Quentin Tarantino to Sell ‘Pulp Fiction’ NFTs, Defying Miramax Suit
The director’s fight over ownership of the movie’s script could set a legal precedent for intellectual property rights.
When Quentin Tarantino and the movie studio Miramax agreed on the rights to “Pulp Fiction” in the early 1990s, cryptocurrency didn’t exist. Now, Mr. Tarantino is courting controversy — with a crypto twist — over ownership of the cult movie’s script that could set a legal precedent for intellectual property rights.
Mr. Tarantino has been thwarted before. In November, after he announced plans for an auction, Miramax sued, claiming breach of contract and various intellectual property violations.

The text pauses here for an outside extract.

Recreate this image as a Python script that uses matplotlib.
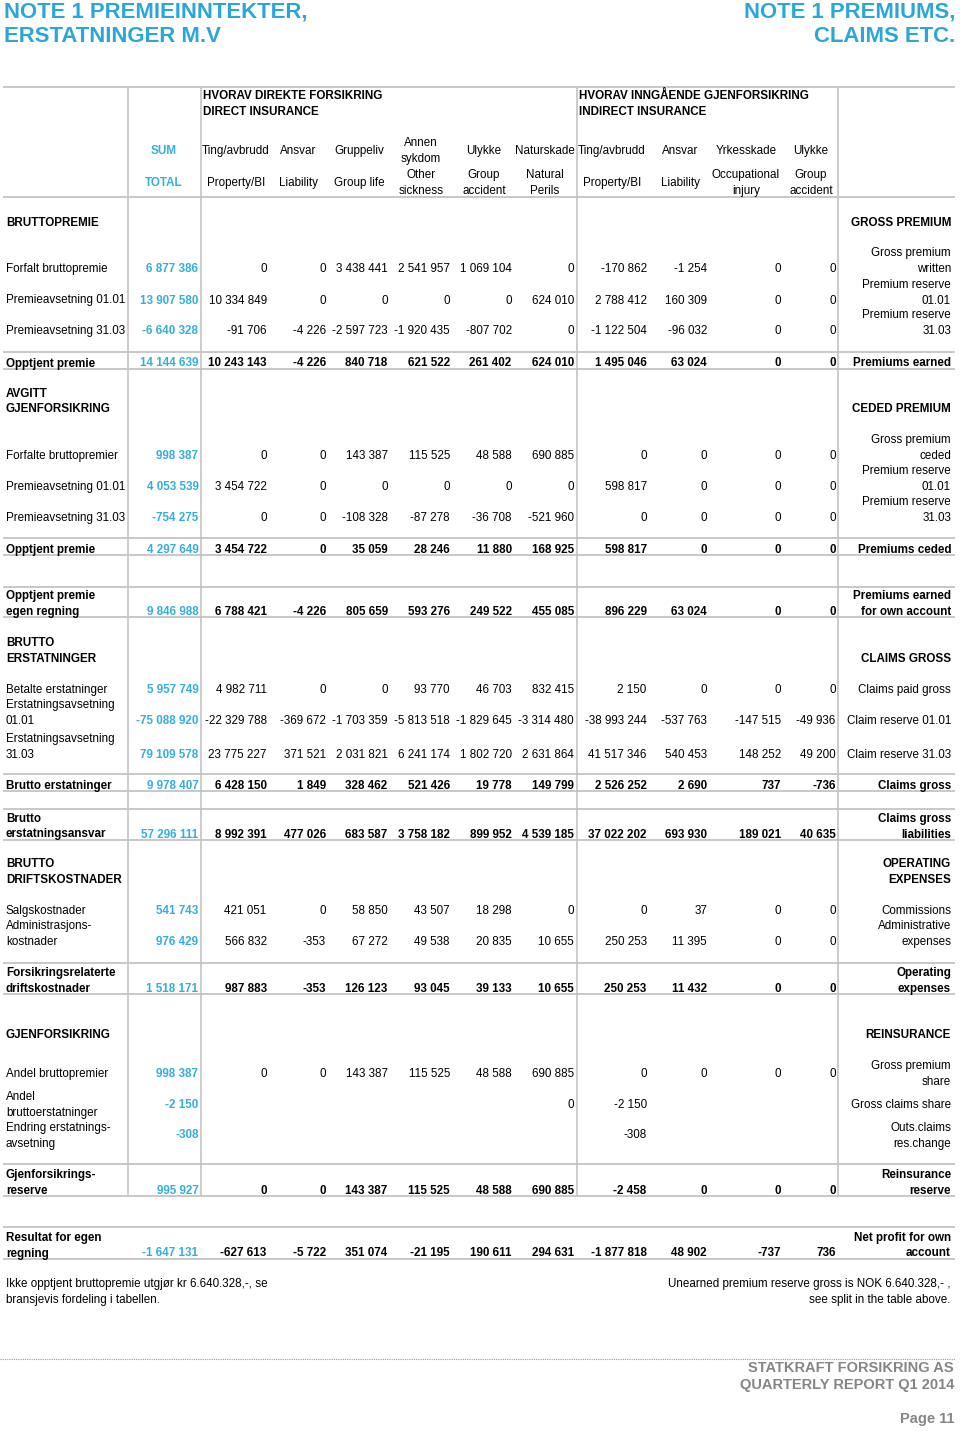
import matplotlib
matplotlib.use("Agg")
import matplotlib.pyplot as plt

plt.rcParams["font.family"] = ["Liberation Sans", "DejaVu Sans"]

# ---- data -------------------------------------------------------------
DIRECT_NO = ["Ting/avbrudd", "Ansvar", "Gruppeliv", "Annen\nsykdom", "Ulykke", "Naturskade"]
DIRECT_EN = ["Property/BI", "Liability", "Group life", "Other\nsickness", "Group\naccident", "Natural\nPerils"]
INDIRECT_NO = ["Ting/avbrudd", "Ansvar", "Yrkesskade", "Ulykke"]
INDIRECT_EN = ["Property/BI", "Liability", "Occupational\ninjury", "Group\naccident"]

SECTIONS_NO = ["BRUTTOPREMIE", "AVGITT\nGJENFORSIKRING", "BRUTTO\nERSTATNINGER",
               "BRUTTO\nDRIFTSKOSTNADER", "GJENFORSIKRING"]
SECTIONS_EN = ["GROSS PREMIUM", "CEDED PREMIUM", "CLAIMS GROSS",
               "OPERATING\nEXPENSES", "REINSURANCE"]

ROW_NO = [
    "Forfalt bruttopremie", "Premieavsetning 01.01", "Premieavsetning 31.03", "Opptjent premie",
    "Forfalte bruttopremier", "Premieavsetning 01.01", "Premieavsetning 31.03", "Opptjent premie",
    "Opptjent premie\negen regning",
    "Betalte erstatninger", "Erstatningsavsetning\n01.01", "Erstatningsavsetning\n31.03",
    "Brutto erstatninger", "Brutto\nerstatningsansvar",
    "Salgskostnader", "Administrasjons-\nkostnader", "Forsikringsrelaterte\ndriftskostnader",
    "Andel bruttopremier", "Andel\nbruttoerstatninger", "Endring erstatnings-\navsetning",
    "Gjenforsikrings-\nreserve", "Resultat for egen\nregning",
]
ROW_EN = [
    "Gross premium\nwritten", "Premium reserve\n01.01", "Premium reserve\n31.03", "Premiums earned",
    "Gross premium\nceded", "Premium reserve\n01.01", "Premium reserve\n31.03", "Premiums ceded",
    "Premiums earned\nfor own account",
    "Claims paid gross", "Claim reserve 01.01", "Claim reserve 31.03",
    "Claims gross", "Claims gross\nliabilities",
    "Commissions", "Administrative\nexpenses", "Operating\nexpenses",
    "Gross premium\nshare", "Gross claims share", "Outs.claims\nres.change",
    "Reinsurance\nreserve", "Net profit for own\naccount",
]
ROW_SUM = [6877386, 13907580, -6640328, 14144639,
           998387, 4053539, -754275, 4297649,
           9846988,
           5957749, -75088920, 79109578, 9978407, 57296111,
           541743, 976429, 1518171,
           998387, -2150, -308, 995927, -1647131]
N = None
ROW_VALUES = [
    [0, 0, 3438441, 2541957, 1069104, 0, -170862, -1254, 0, 0],
    [10334849, 0, 0, 0, 0, 624010, 2788412, 160309, 0, 0],
    [-91706, -4226, -2597723, -1920435, -807702, 0, -1122504, -96032, 0, 0],
    [10243143, -4226, 840718, 621522, 261402, 624010, 1495046, 63024, 0, 0],
    [0, 0, 143387, 115525, 48588, 690885, 0, 0, 0, 0],
    [3454722, 0, 0, 0, 0, 0, 598817, 0, 0, 0],
    [0, 0, -108328, -87278, -36708, -521960, 0, 0, 0, 0],
    [3454722, 0, 35059, 28246, 11880, 168925, 598817, 0, 0, 0],
    [6788421, -4226, 805659, 593276, 249522, 455085, 896229, 63024, 0, 0],
    [4982711, 0, 0, 93770, 46703, 832415, 2150, 0, 0, 0],
    [-22329788, -369672, -1703359, -5813518, -1829645, -3314480, -38993244, -537763, -147515, -49936],
    [23775227, 371521, 2031821, 6241174, 1802720, 2631864, 41517346, 540453, 148252, 49200],
    [6428150, 1849, 328462, 521426, 19778, 149799, 2526252, 2690, 737, -736],
    [8992391, 477026, 683587, 3758182, 899952, 4539185, 37022202, 693930, 189021, 40635],
    [421051, 0, 58850, 43507, 18298, 0, 0, 37, 0, 0],
    [566832, -353, 67272, 49538, 20835, 10655, 250253, 11395, 0, 0],
    [987883, -353, 126123, 93045, 39133, 10655, 250253, 11432, 0, 0],
    [0, 0, 143387, 115525, 48588, 690885, 0, 0, 0, 0],
    [N, N, N, N, N, 0, -2150, N, N, N],
    [N, N, N, N, N, N, -308, N, N, N],
    [0, 0, 143387, 115525, 48588, 690885, -2458, 0, 0, 0],
    [-627613, -5722, 351074, -21195, 190611, 294631, -1877818, 48902, -737, 736],
]
TOTAL_ROWS = [3, 7, 8, 12, 13, 16, 20, 21]

# ---- layout -----------------------------------------------------------
CYAN = "#2aa6d8"
SUMC = "#33afd9"
GRID = "#c4c4c4"
GREY = "#858585"
FS = 8.4
LH = 15.6
DY = 1.8  # va="center" sits a bit high compared with the scan

ROW_Y = [267, 298.7, 329.3, 361.7, 454.3, 485.3, 516, 548.3, 610.3, 688, 719, 752.7,
         784.3, 832.7, 909.3, 940.3, 987, 1072, 1102.7, 1133.7, 1188.7, 1251.7]
LEFT_Y = {18: 1111, 19: 1142}
RIGHT_Y = {17: 1080, 19: 1142}
SECTION_Y = [220.7, 407.7, 656.7, 878.3, 1033.7]
COL_X = [266.7, 326, 387.7, 450, 511.7, 574, 646.7, 707, 781, 835.7]
HEAD_X = [236, 298, 359, 421, 484, 545, 612, 680, 746, 811]
SUM_X = 198.5
LEFT_X = 6
RIGHT_X = 951
RULES = [87, 197, 351.5, 368.5, 538, 555, 586.5, 617, 774, 791, 809, 840,
         963, 994, 1164, 1196, 1227, 1259]
VLINES = [128, 201, 577, 838]


def fmt(v):
    return f"{v:,}".replace(",", " ")


def put(ax, x, y, s, **kw):
    ax.text(x, y + DY, s, va="center", **kw)


def stack(ax, x, y_last, text, ha="left", **kw):
    lines = text.split("\n")
    n = len(lines)
    for i, line in enumerate(lines):
        put(ax, x, y_last - (n - 1 - i) * LH, line, ha=ha, **kw)


fig = plt.figure(figsize=(9.6, 14.31), dpi=100)
ax = fig.add_axes([0, 0, 1, 1])
ax.set_xlim(0, 960)
ax.set_ylim(1431, 0)
ax.axis("off")

# titles
tkw = dict(fontsize=15.9, fontweight="bold", color=CYAN, va="center")
ax.text(4, 12, "NOTE 1 PREMIEINNTEKTER,", ha="left", **tkw)
ax.text(4, 36, "ERSTATNINGER M.V", ha="left", **tkw)
ax.text(955, 12, "NOTE 1 PREMIUMS,", ha="right", **tkw)
ax.text(955, 36, "CLAIMS ETC.", ha="right", **tkw)

# grid
for y in RULES:
    ax.plot([3, 955], [y, y], color=GRID, lw=1.3, solid_capstyle="butt")
for x in VLINES:
    ax.plot([x, x], [87, 1196], color=GRID, lw=1.2, solid_capstyle="butt")

# column headers
bold = dict(fontsize=FS, fontweight="bold")
stack(ax, 203, 110, "HVORAV DIREKTE FORSIKRING\nDIRECT INSURANCE", **bold)
stack(ax, 579, 110, "HVORAV INNGÅENDE GJENFORSIKRING\nINDIRECT INSURANCE", **bold)
put(ax, 164, 149, "SUM", ha="center", color=SUMC, **bold)
put(ax, 164, 181, "TOTAL", ha="center", color=SUMC, **bold)
for x, no, en in zip(HEAD_X, DIRECT_NO + INDIRECT_NO, DIRECT_EN + INDIRECT_EN):
    n_no = len(no.split("\n"))
    n_en = len(en.split("\n"))
    stack(ax, x, 149.5 + (n_no - 1) * LH / 2, no, ha="center", fontsize=FS)
    stack(ax, x, 181 + (n_en - 1) * LH / 2, en, ha="center", fontsize=FS)

# sections
for y, no, en in zip(SECTION_Y, SECTIONS_NO, SECTIONS_EN):
    stack(ax, LEFT_X, y, no, **bold)
    stack(ax, RIGHT_X, y, en, ha="right", **bold)

# rows
for i, (no, en, s, vals) in enumerate(zip(ROW_NO, ROW_EN, ROW_SUM, ROW_VALUES)):
    y = ROW_Y[i]
    w = "bold" if i in TOTAL_ROWS else "normal"
    stack(ax, LEFT_X, LEFT_Y.get(i, y), no, fontsize=FS, fontweight=w)
    stack(ax, RIGHT_X, RIGHT_Y.get(i, y), en, ha="right", fontsize=FS, fontweight=w)
    put(ax, SUM_X, y, fmt(s), ha="right", fontsize=FS, fontweight="bold", color=SUMC)
    for x, v in zip(COL_X, vals):
        if v is None:
            continue
        put(ax, x, y, fmt(v), ha="right", fontsize=FS, fontweight=w)

# footnotes
nkw = dict(fontsize=8.4)
put(ax, 6, 1282, "Ikke opptjent bruttopremie utgjør kr 6.640.328,-, se", ha="left", **nkw)
put(ax, 6, 1298, "bransjevis fordeling i tabellen.", ha="left", **nkw)
put(ax, 950, 1282, "Unearned premium reserve gross is NOK 6.640.328,- ,", ha="right", **nkw)
put(ax, 950, 1298, "see split in the table above.", ha="right", **nkw)

ax.plot([0, 955], [1359, 1359], color="#9a9a9a", lw=0.8, ls=(0, (1, 1)))
fkw = dict(fontsize=10.5, fontweight="bold", color=GREY, ha="right", va="center")
ax.text(954, 1368, "STATKRAFT FORSIKRING AS", **fkw)
ax.text(954, 1385, "QUARTERLY REPORT Q1 2014", **fkw)
ax.text(954, 1419, "Page 11", **fkw)

fig.savefig("out.png", dpi=100)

In December, the director’s lawyers denied the accusations, but the sales did not proceed.
A hearing to schedule the lawsuit’s next steps is set for February, according to the court docket. Mr. Tarantino’s latest plans to sell the NFTs this month could prompt Miramax to demand an emergency block of the auctions until the legal issues are resolved.
NFTs are chunks of code associated with images, sound or video files, recorded on the blockchain — think of them as digital certificates of authenticity. Miramax’s lawyers argue that NFTs are unique (“nonfungible” is in the name, after all). Mr. Tarantino’s legal team argues that he is merely reproducing copies of his original script, a right he reserved.
How these tokens compare with old forms of creative expression is unclear.
“Someone could mint hundreds or thousands of unique NFTs linked to the same creative work, kind of like printing many copies of a book,” said Frank Gerratana, an intellectual property expert at Mintz in Boston. In that sense, although each NFT has its own unique identifier on a blockchain, they may not be considered distinct.
This question is likely to come up again, Mr. Gerratana said, given growing interest in cryptocurrencies. Whoever wins this fight may forever mark the law.